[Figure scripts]
◇ ◇ ◇ ◇ ◇ ◇ ◇
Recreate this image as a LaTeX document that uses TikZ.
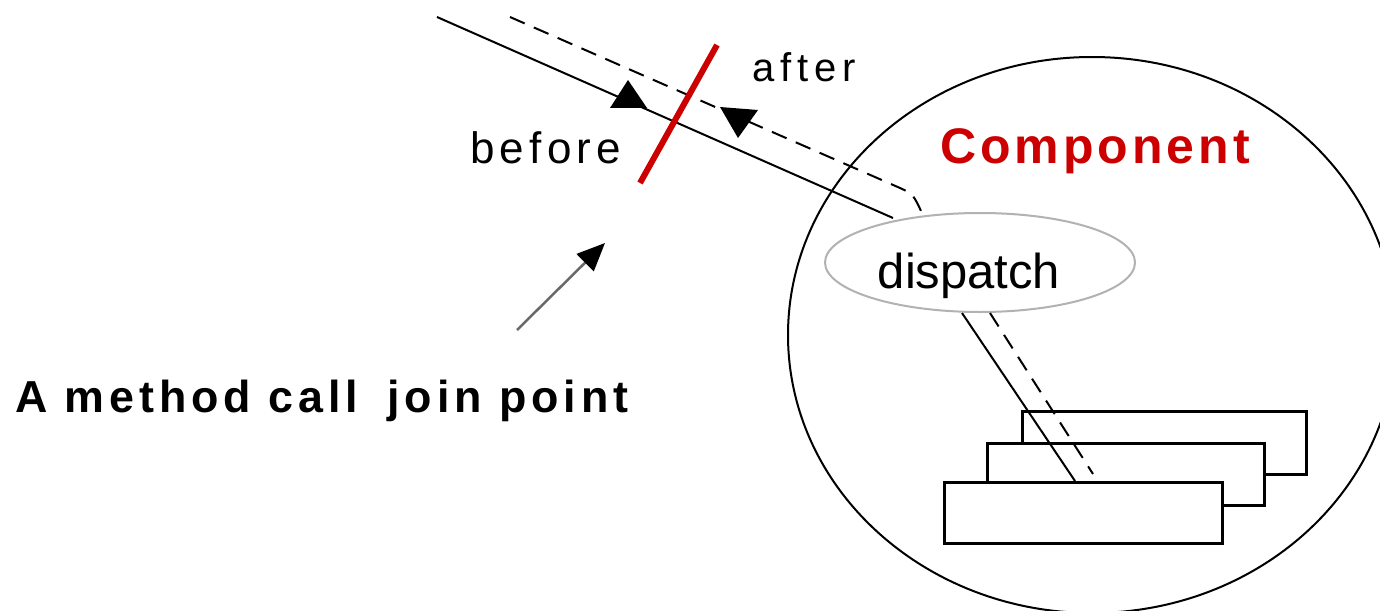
\documentclass[tikz,border=0pt]{standalone}
\usepackage{fontspec}
\setmainfont{Liberation Sans}
\newfontfamily\beforefont[LetterSpace=12]{Liberation Sans}
\newfontfamily\afterfont[LetterSpace=15]{Liberation Sans}
\newfontfamily\compfont[LetterSpace=8]{Liberation Sans}
\newfontfamily\jpfont[LetterSpace=11]{Liberation Sans}
\usetikzlibrary{arrows.meta,shapes.geometric}
\definecolor{accentred}{RGB}{204,0,0}
\definecolor{dispgray}{RGB}{178,178,178}
\definecolor{pointergray}{RGB}{105,105,105}
\begin{document}
\begin{tikzpicture}[x=0.5pt,y=-0.5pt,
  callline/.style={line width=1pt},
  returnline/.style={line width=1pt, dash pattern=on 8pt off 5pt},
  implbox/.style={draw, line width=1.5pt, fill=white, rectangle, inner sep=0pt},
  textlabel/.style={anchor=base west, inner sep=0pt, outer sep=0pt},
]
\useasboundingbox (0,0) rectangle (1380,610);
\fill[white] (0,0) rectangle (1380,610);

% stacked implementation boxes, back to front
\node[implbox, minimum width=142pt, minimum height=31.5pt] (implC) at (1164,442.5) {};
\node[implbox, minimum width=138.5pt, minimum height=31pt] (implB) at (1125.5,474) {};
\node[implbox, minimum width=139pt, minimum height=30.5pt] (implA) at (1083,512.5) {};

% component boundary, cut by the page edge
\begin{scope}
  \clip (0,0) rectangle (1380,610);
  \node[draw, ellipse, line width=1pt, minimum width=304pt, minimum height=278pt, inner sep=0pt] (component) at (1092,335) {};
\end{scope}

% dispatcher
\node[draw=dispgray, line width=1pt, ellipse, minimum width=155pt, minimum height=49.5pt,
      inner sep=0pt, font=\fontsize{24.5}{28}\selectfont, text height=26pt, text depth=0pt]
      (dispatch) at (980,262.5) {dispatch\kern11pt};

% end points of the call and return paths
\coordinate (callin) at (437,17);
\coordinate (callarrive) at (893,218);
\coordinate (retout) at (510,17);
\coordinate (retbend) at (900,188);
\coordinate (retarrive) at (922,213);
\coordinate (callleave) at (962,313);
\coordinate (retleave) at (990,313);
\coordinate (callhit) at (1075,481);
\coordinate (rethit) at (1093,474);

\draw[callline] (callin) -- (callarrive);
\draw[returnline] (retout) -- (retbend) .. controls (913,194) .. (retarrive);
\draw[callline] (callleave) -- (callhit);
\draw[returnline] (retleave) -- (rethit);

% direction marks
\fill (610,108) -- (647,108) -- (628,80) -- cycle;
\fill (720,107) -- (758,110) -- (738,138) -- cycle;

% join point cut
\coordinate (cuttop) at (717,45);
\coordinate (cutbottom) at (640,183);
\draw[accentred, line width=3pt] (cuttop) -- (cutbottom);

% pointer to the join point
\coordinate (pointerfrom) at (517,330);
\coordinate (pointerto) at (605,243);
\draw[pointergray, line width=1.25pt, -{Triangle[length=14pt,width=12pt,color=black,fill=black]}] (pointerfrom) -- (pointerto);

% labels
\node[textlabel, font=\afterfont\fontsize{20}{24}\selectfont] (after) at (752,82) {after};
\node[textlabel, font=\beforefont\fontsize{22}{26}\selectfont] (before) at (470,163) {before};
\node[textlabel, text=accentred, font=\compfont\bfseries\fontsize{25}{30}\selectfont] (title) at (940,163) {Component};
\node[textlabel, font=\jpfont\bfseries\fontsize{22.4}{27}\selectfont] (jplabel) at (15,412) {A method call\hspace{6pt} join point};
\end{tikzpicture}
\end{document}
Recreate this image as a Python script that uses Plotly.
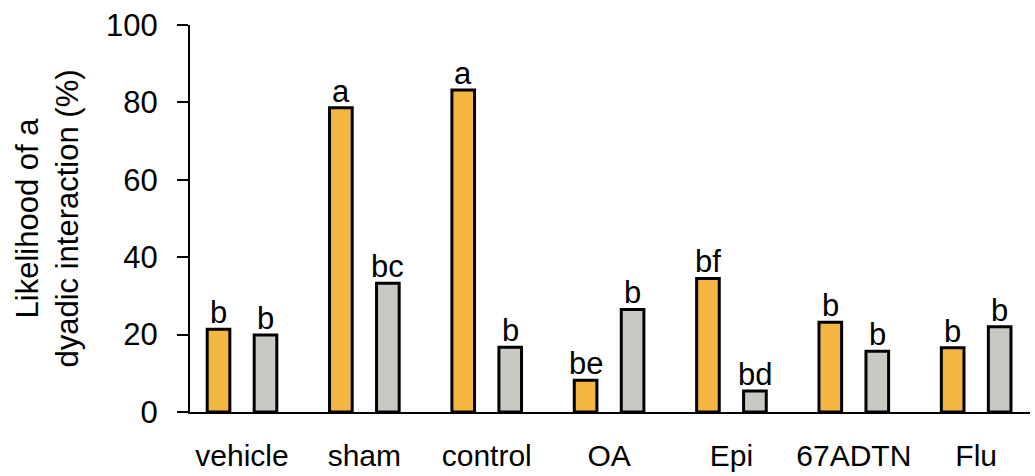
import plotly.graph_objects as go

# Treatment groups along the x axis
categories = ["vehicle", "sham", "control", "OA", "Epi", "67ADTN", "Flu"]

# Likelihood of a dyadic interaction (%) for the two bars in each group
orange_values = [21.4, 78.6, 83.2, 8.2, 34.5, 23.2, 16.6]
gray_values = [19.9, 33.3, 16.7, 26.5, 5.4, 15.7, 22.0]

# Significance letters drawn above each bar
orange_letters = ["b", "a", "a", "be", "bf", "b", "b"]
gray_letters = ["b", "bc", "b", "b", "bd", "b", "b"]

y_ticks = [0, 20, 40, 60, 80, 100]

FONT = "Liberation Sans, Arial, Helvetica, sans-serif"
ORANGE = "#F3B640"
GRAY = "#C9C9C4"
BAR_W = 0.185
HALF_SEP = 0.192

fig = go.Figure()
fig.add_trace(go.Bar(
    x=categories, y=orange_values, width=BAR_W, offset=-HALF_SEP - BAR_W / 2,
    marker=dict(color=ORANGE, line=dict(color="black", width=3)),
    showlegend=False, hoverinfo="skip",
))
fig.add_trace(go.Bar(
    x=categories, y=gray_values, width=BAR_W, offset=HALF_SEP - BAR_W / 2,
    marker=dict(color=GRAY, line=dict(color="black", width=3)),
    showlegend=False, hoverinfo="skip",
))

# Letters over the bars, positioned from the same values as the bars
annotations = []
for i, (val, txt) in enumerate(zip(orange_values, orange_letters)):
    annotations.append(dict(
        x=i - HALF_SEP, y=val, xref="x", yref="y", text=txt, showarrow=False,
        yanchor="bottom", yshift=-3, font=dict(family=FONT, size=31, color="black"),
    ))
for i, (val, txt) in enumerate(zip(gray_values, gray_letters)):
    annotations.append(dict(
        x=i + HALF_SEP, y=val, xref="x", yref="y", text=txt, showarrow=False,
        yanchor="bottom", yshift=-3, font=dict(family=FONT, size=31, color="black"),
    ))

fig.update_layout(
    width=1035, height=476,
    margin=dict(l=190, r=5, t=25, b=64),
    paper_bgcolor="white", plot_bgcolor="white",
    barmode="overlay",
    font=dict(family=FONT, size=31, color="black"),
    annotations=annotations,
    xaxis=dict(
        type="category", range=[-0.425, 6.44], automargin=False,
        showline=True, linecolor="black", linewidth=2,
        ticks="", showgrid=False, zeroline=False,
        tickfont=dict(family=FONT, size=30, color="black"),
        ticklabelstandoff=16,
    ),
    yaxis=dict(
        range=[0, 100], tickvals=y_ticks, ticktext=[str(v) for v in y_ticks],
        automargin=False,
        showline=True, linecolor="black", linewidth=2,
        ticks="outside", ticklen=11, tickwidth=2, tickcolor="black",
        showgrid=False, zeroline=False,
        tickfont=dict(family=FONT, size=31, color="black"),
        ticklabelstandoff=13,
        title=dict(text="Likelihood of a<br>dyadic interaction (%)",
                   font=dict(family=FONT, size=31, color="black"), standoff=18),
    ),
)

fig.write_html("out.html")
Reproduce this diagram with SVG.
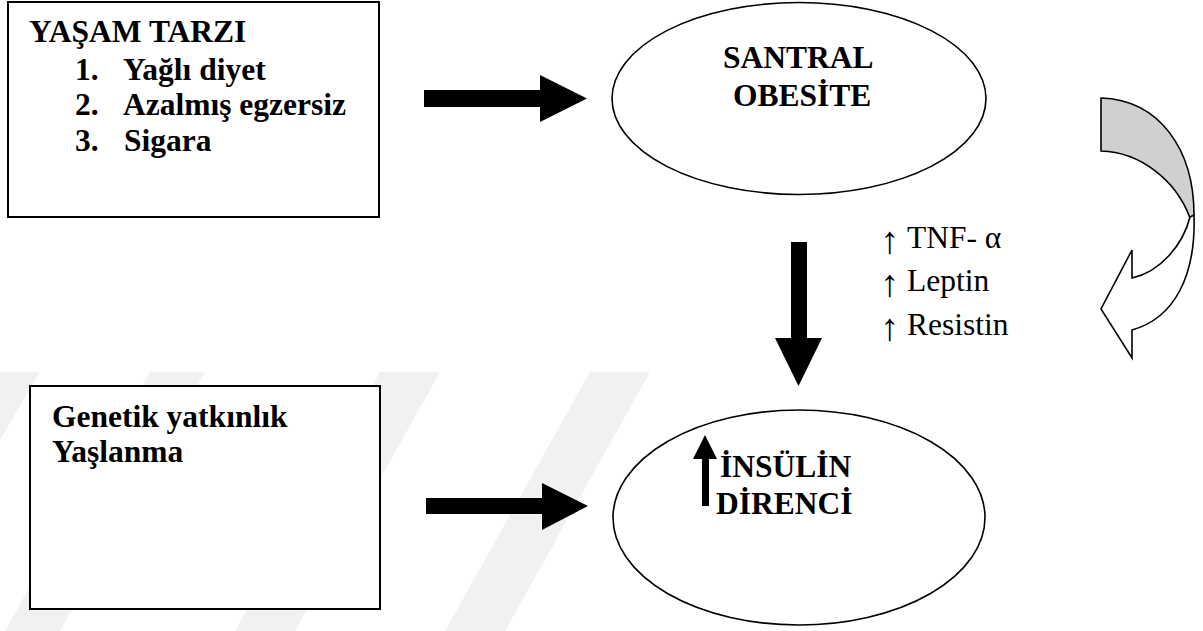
<svg xmlns="http://www.w3.org/2000/svg" width="1203" height="631" viewBox="0 0 1203 631">
<style>
.box{fill:#fff;stroke:#000;stroke-width:2}
.ell{fill:#fff;stroke:#000;stroke-width:1.6}
.b{font-family:'Liberation Serif','Times New Roman','DejaVu Serif',serif;font-weight:bold;font-size:31.5px;fill:#000}
.r{font-family:'Liberation Serif','Times New Roman','DejaVu Serif',serif;font-size:31.5px;fill:#000}
.up{font-size:38px}
.arr{fill:#000;stroke:none}
.wm{fill:#f1f1f1;stroke:none}
</style>
<rect x="0" y="0" width="1203" height="631" fill="#fff"/>
<g id="watermark">
<polygon class="wm" points="150,372 205,372 60,631 5,631"/>
<polygon class="wm" points="380,372 440,372 295,631 235,631"/>
<polygon class="wm" points="590,372 650,372 505,631 445,631"/>
<polygon class="wm" points="0,372 40,372 0,440"/>
</g>
<g id="lifestyle">
<rect class="box" x="8" y="2" width="371" height="215"/>
<text class="b" x="29" y="42">YAŞAM TARZI</text>
<text class="b" y="80"><tspan x="75">1.</tspan><tspan x="123">Yağlı diyet</tspan></text>
<text class="b" y="115"><tspan x="75">2.</tspan><tspan x="123">Azalmış egzersiz</tspan></text>
<text class="b" y="151"><tspan x="75">3.</tspan><tspan x="124">Sigara</tspan></text>
</g>
<g id="obesity">
<ellipse class="ell" cx="799" cy="98.5" rx="187" ry="96"/>
<text class="b" x="723" y="68">SANTRAL</text>
<text class="b" x="733" y="106">OBESİTE</text>
</g>
<g id="genetic">
<rect class="box" x="30" y="386" width="350" height="223"/>
<text class="b" x="52" y="427">Genetik yatkınlık</text>
<text class="b" x="52" y="462">Yaşlanma</text>
</g>
<g id="insulin">
<ellipse class="ell" cx="799" cy="517.5" rx="186" ry="107.5"/>
<polygon class="arr" points="702,506 702,459 693,459 705,435 717,459 709,459 709,506"/>
<text class="b" x="720" y="477">İNSÜLİN</text>
<text class="b" x="716" y="514">DİRENCİ</text>
</g>
<g id="mediators">
<text class="r"><tspan class="up" x="880" y="253">↑</tspan><tspan x="907" y="248">TNF- α</tspan></text>
<text class="r"><tspan class="up" x="880" y="296">↑</tspan><tspan x="907" y="291">Leptin</tspan></text>
<text class="r"><tspan class="up" x="880" y="340">↑</tspan><tspan x="907" y="335">Resistin</tspan></text>
</g>
<g id="connectors">
<polygon class="arr" points="424,90 540,90 540,75 587,98.5 540,122 540,107 424,107"/>
<polygon class="arr" points="791,242 807,242 807,338 822,338 798.5,386 775,338 791,338"/>
<polygon class="arr" points="426,498 542,498 542,483 588,506 542,530 542,514 426,514"/>
<g id="curved-arrow" stroke="#000" stroke-width="1.6" stroke-linejoin="miter">
<path d="M1101,98 C1160,100 1194,150 1194,215 L1190,218 C1176,180 1140,152 1101,151 Z" fill="#d0d0d0"/>
<path d="M1190,217 C1183,245 1160,272 1132,278 L1132,250 L1101,309 L1132,358 L1132,330 C1175,318 1196,275 1194,215 Z" fill="#fff"/>
</g>
</g>
</svg>
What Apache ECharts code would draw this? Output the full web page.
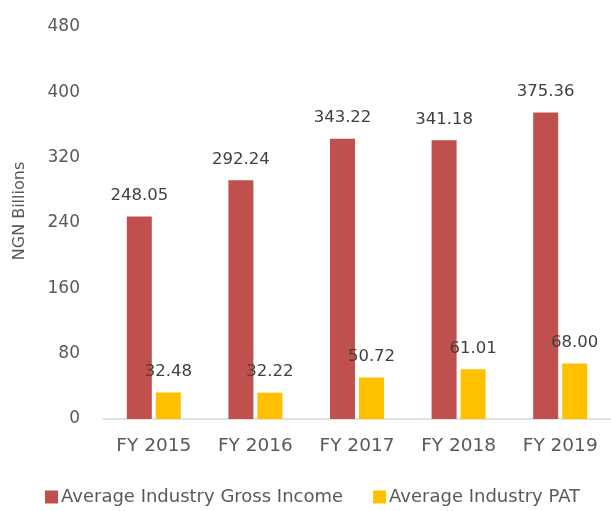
<!DOCTYPE html>
<html>
<head>
<meta charset="utf-8">
<script src="https://cdn.jsdelivr.net/npm/echarts@6/dist/echarts.min.js"></script>
<style>
  html, body { margin: 0; padding: 0; background: #fff; }
  #chart { width: 611px; height: 511px; }
</style>
</head>
<body>
<div id="chart"></div>
<script>
const years = ["FY 2015", "FY 2016", "FY 2017", "FY 2018", "FY 2019"];
const grossIncome = [248.05, 292.24, 343.22, 341.18, 375.36];
const pat = [32.48, 32.22, 50.72, 61.01, 68.0];

const font = "'DejaVu Sans', sans-serif";
const textColor = "#595959";

const chart = echarts.init(document.getElementById("chart"));
chart.setOption({
  animation: false,
  textStyle: { fontFamily: font },
  grid: { left: 103, top: 27, width: 517, height: 392, containLabel: false },
  legend: {
    bottom: 0,
    left: 40,
    itemWidth: 13,
    itemHeight: 13,
    itemGap: 30,
    icon: "rect",
    textStyle: { color: textColor, fontSize: 18, fontFamily: font, padding: [0, 0, 0, -2] },
    data: ["Average Industry Gross Income", "Average Industry PAT"],
  },
  xAxis: {
    type: "category",
    data: years,
    axisLine: { lineStyle: { color: "#d9d9d9", width: 1.5 } },
    axisTick: { show: false },
    axisLabel: { color: textColor, fontSize: 18.5, margin: 18, fontFamily: font },
  },
  yAxis: {
    type: "value",
    min: 0,
    max: 480,
    interval: 80,
    name: "NGN Billions",
    nameLocation: "middle",
    nameGap: 75,
    nameRotate: 90,
    nameTextStyle: { color: textColor, fontSize: 16, fontFamily: font, padding: [0, 0, 0, 24] },
    splitLine: { show: false },
    axisLine: { show: false },
    axisTick: { show: false },
    axisLabel: { color: textColor, fontSize: 17, margin: 23, fontFamily: font },
  },
  series: [
    {
      name: "Average Industry Gross Income",
      type: "bar",
      data: grossIncome,
      barWidth: 25,
      barGap: "16%",
      itemStyle: { color: "#C0504D" },
      label: {
        show: true,
        position: "top",
        distance: 12,
        color: "#404040",
        fontSize: 16.5,
        fontFamily: font,
        formatter: (p) => p.value.toFixed(2),
      },
    },
    {
      name: "Average Industry PAT",
      type: "bar",
      data: pat,
      barWidth: 25,
      itemStyle: { color: "#FFC000" },
      label: {
        show: true,
        position: "top",
        distance: 12,
        color: "#404040",
        fontSize: 16.5,
        fontFamily: font,
        formatter: (p) => p.value.toFixed(2),
      },
    },
  ],
});
</script>
</body>
</html>
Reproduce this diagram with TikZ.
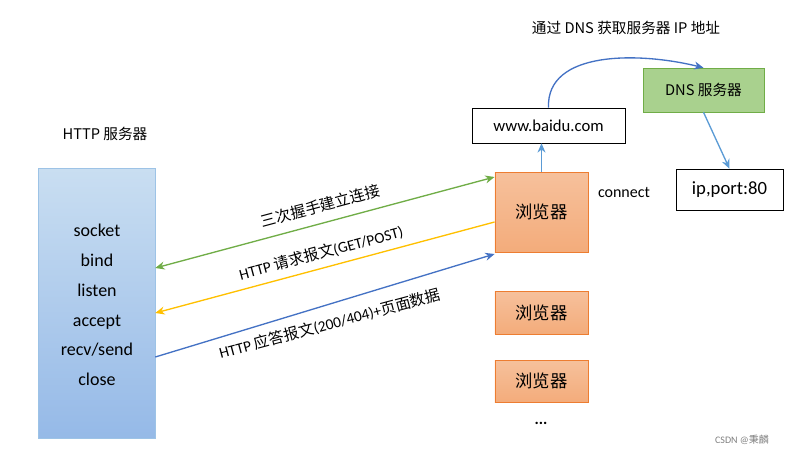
\documentclass[tikz,border=0pt]{standalone}
\usepackage{fontspec}
\setmainfont{Carlito}
\newfontfamily\cjk{Noto Sans CJK SC}
\newcommand{\zh}[1]{{\cjk #1}}
\usetikzlibrary{arrows.meta}
\definecolor{srvblue}{RGB}{157,195,230}
\definecolor{srvedge}{RGB}{157,195,230}
\definecolor{brfill}{RGB}{244,177,131}
\definecolor{bredge}{RGB}{237,125,49}
\definecolor{dnsfill}{RGB}{169,209,142}
\definecolor{dnsedge}{RGB}{112,173,71}
\definecolor{lnkgreen}{RGB}{112,173,71}
\definecolor{lnkyellow}{RGB}{255,192,0}
\definecolor{lnkblue}{RGB}{68,114,196}
\definecolor{lnksky}{RGB}{91,155,213}
\tikzset{
  browser/.style={draw=bredge,top color=brfill!80,bottom color=brfill!90!bredge,minimum width=70pt,inner sep=0pt,font=\cjk\fontsize{13}{15}\selectfont},
  plainbox/.style={draw=black,fill=white,inner sep=0pt,font=\fontsize{12.5}{14}\selectfont},
  msg/.style={line width=1pt,-{Stealth[length=7pt,width=6pt]}},
  lbl/.style={font=\fontsize{11.5}{13}\selectfont,rotate=15,inner sep=1pt}
}
\begin{document}
\begin{tikzpicture}[x=0.75pt,y=0.75pt,yscale=-1,xscale=1]
  \useasboundingbox (0,0) rectangle (788,454);
  % server
  \node (srv) [draw=srvedge,top color=srvblue!55,bottom color=srvblue!95!blue,minimum width=87.75pt,minimum height=202.5pt,inner sep=0pt] at (96.5,303) {};
  \node (srvtitle) [font=\cjk\fontsize{11}{13}\selectfont] at (105,134) {HTTP 服务器};
  \node (srvcalls) [align=center,font=\fontsize{13.5}{22.3}\selectfont] at (97,305) {socket\\bind\\listen\\accept\\recv/send\\close};
  % browsers
  \node (br1) [browser,minimum height=60pt] at (541.5,212) {浏览器};
  \node (br2) [browser,minimum height=32pt] at (541.5,312.5) {浏览器};
  \node (br3) [browser,minimum height=31.5pt] at (541.5,381) {浏览器};
  \node (dots) [font=\bfseries\fontsize{12}{14}\selectfont] at (541,423) {...};
  \node (conn) [font=\fontsize{12}{13}\selectfont] at (624,192) {connect};
  % dns side
  \node (www) [plainbox,minimum width=114.75pt,minimum height=26.25pt] at (548.5,125.5) {www.baidu.com};
  \node (dns) [draw=dnsedge,fill=dnsfill,minimum width=90.75pt,minimum height=33pt,inner sep=0pt,font=\cjk\fontsize{11}{13}\selectfont] at (703.5,90) {DNS 服务器};
  \node (ip) [plainbox,minimum width=80.25pt,minimum height=30.75pt,font=\fontsize{14}{15}\selectfont] at (729.5,189.5) {ip,port:80};
  \node (dnstitle) [font=\cjk\fontsize{11}{13}\selectfont] at (626,28) {通过 DNS 获取服务器 IP 地址};
  \node (mark) [text=gray,font=\fontsize{7.5}{9}\selectfont] at (742,440) {CSDN @\zh{秉麟}};
  % links
  \draw [msg,lnkgreen,{Stealth[length=7pt,width=6pt]}-{Stealth[length=7pt,width=6pt]}] (srv.east |- 0,268) -- (br1.west |- 0,177)
    node [lbl,midway,above=6pt,text=black] {\zh{三次握手建立连接}};
  \draw [msg,lnkyellow] (br1.west |- 0,222) -- (srv.east |- 0,313)
    node [lbl,midway,above=4pt,text=black] {HTTP \zh{请求报文}(GET/POST)};
  \draw [msg,lnkblue] (srv.east |- 0,357) -- (br1.west |- 0,254)
    node [lbl,midway,below=7pt,text=black] {HTTP \zh{应答报文}(200/404)+\zh{页面数据}};
  \draw [msg,lnksky] (br1.north) -- (www.south -| br1.north);
  \draw [msg,lnkblue] (www.north) .. controls (546,50) and (640,52) .. (dns.north);
  \draw [msg,lnksky] (dns.south) -- (ip.north);
\end{tikzpicture}
\end{document}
◇ ◇ ◇ ◇ ◇ ◇ ◇
**Your task**.
Without any pictures, set down the lines from the one holding "Recreate this image as a Python" through the one holding "HALF_SEP = 0.192".

**Finished exercise**.
Recreate this image as a Python script that uses Plotly.
import plotly.graph_objects as go

# Treatment groups along the x axis
categories = ["vehicle", "sham", "control", "OA", "Epi", "67ADTN", "Flu"]

# Likelihood of a dyadic interaction (%) for the two bars in each group
orange_values = [21.4, 78.6, 83.2, 8.2, 34.5, 23.2, 16.6]
gray_values = [19.9, 33.3, 16.7, 26.5, 5.4, 15.7, 22.0]

# Significance letters drawn above each bar
orange_letters = ["b", "a", "a", "be", "bf", "b", "b"]
gray_letters = ["b", "bc", "b", "b", "bd", "b", "b"]

y_ticks = [0, 20, 40, 60, 80, 100]

FONT = "Liberation Sans, Arial, Helvetica, sans-serif"
ORANGE = "#F3B640"
GRAY = "#C9C9C4"
BAR_W = 0.185
HALF_SEP = 0.192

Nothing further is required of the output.